On a Givealittle post the parents hoping to fly their child to Idia said were hopeful the sick baby's parents' public plea would pave the pathway to receive directed blood donation, however, that was not the case.

The Givealittle page is still pending moderation and a spokesperson from the platform told Newshub they were seeking more information from the page creator before verifying the page.

"Obviously what [the child's] parents really want is surgery in New Zealand Starship Hospital with the surgeon they know and trust," the page, which was set up by advocates for the family, said. 

But the refusal of allowing direct donor blood from an unvaccinated person has caused the parents to seek surgery elsewhere, the page said.

"We shall send her overseas where her and her parents will get the care and respect for her rights we all deserve. The surgeon is waiting and has promised Directed Donor Blood and first-class blood and surgery."

However, the page doesn't give any details about the Indian hospital or surgeon the family are planning to go to. 

Auckland University's Immunisation Advisory Centre medical director Professor Nikki Turner told The Project in reference to the sick four-month-old baby's case that taking blood from a non-vaccinated person to give to the child is not that simple. 

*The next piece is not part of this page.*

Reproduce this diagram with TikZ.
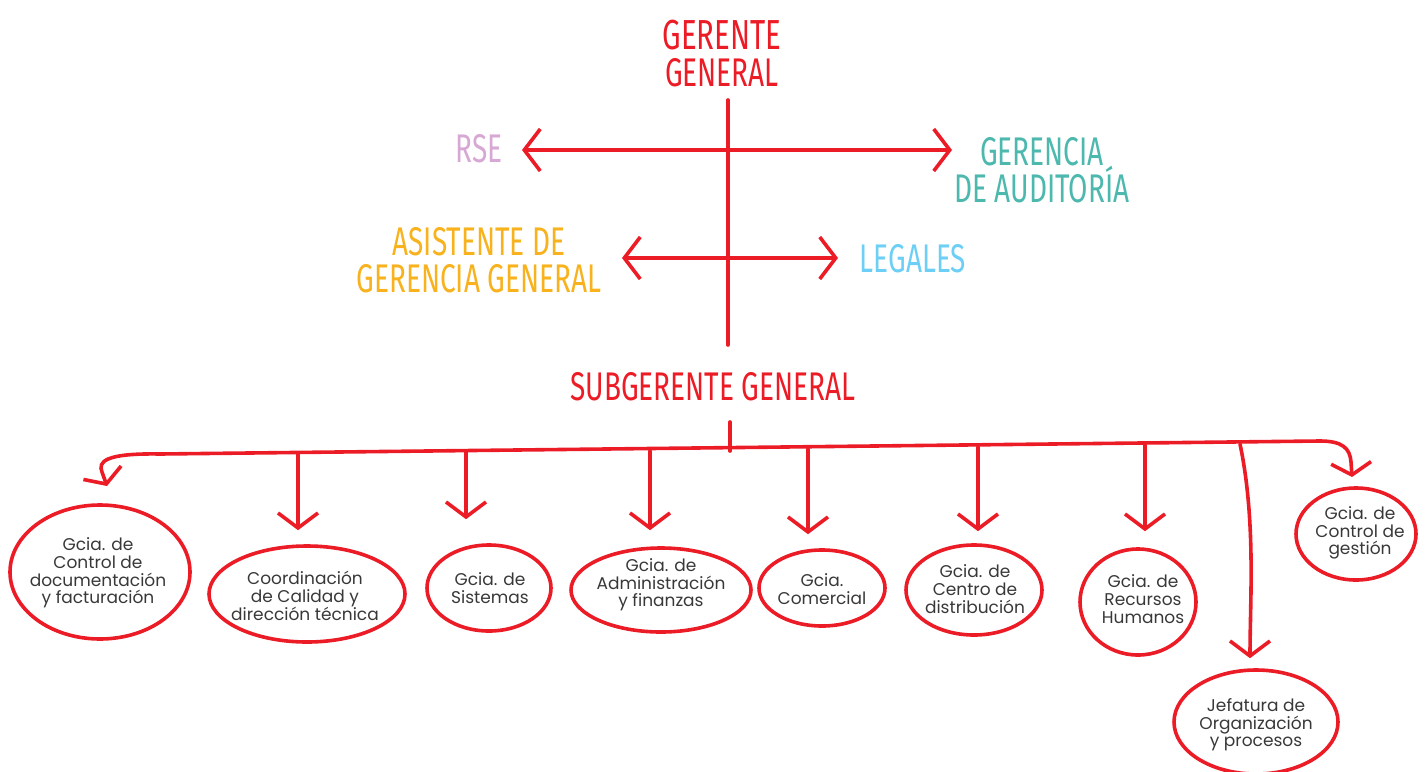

"We need to offer this baby safe, quality blood product. We can't just give the baby any blood off the street," Prof Turner said.

She said doing a one-off emergency screening to get blood from someone who is unvaccinated for the baby would open up a whole other can of worms. 

"Even if we could do that, then what if people think there is a problem and that's why we did it, so a hundred people ask us to do that and then 200 people, and we did it for no logical reason. We would be sort of opening up a problem that wasn't a problem," Prof Turner said.

Speaking with Newshub Late on Wednesday, haematologist and transfusion medicine specialist at the University of Otago Dr Jim Faed said there are several reasons why asking for specific blood donors causes issues.

"It's strongly discouraged for multiple reasons. Firstly for safety reasons - the selected blood donors are always going to be safer than someone who feels, 'I could do that' and doesn't know all of the issues that lie behind the safety that is achieved with blood transfusion in New Zealand," Dr Faed said.

"There is a lot in donor screening that needs to be done carefully, the testing needs to be done carefully. All that can be done either way but if we think about the screening questions there are always concerns a person might be tempted to give a different answer." 

Newshub contacted the mother of the toddler but did not receive a reply.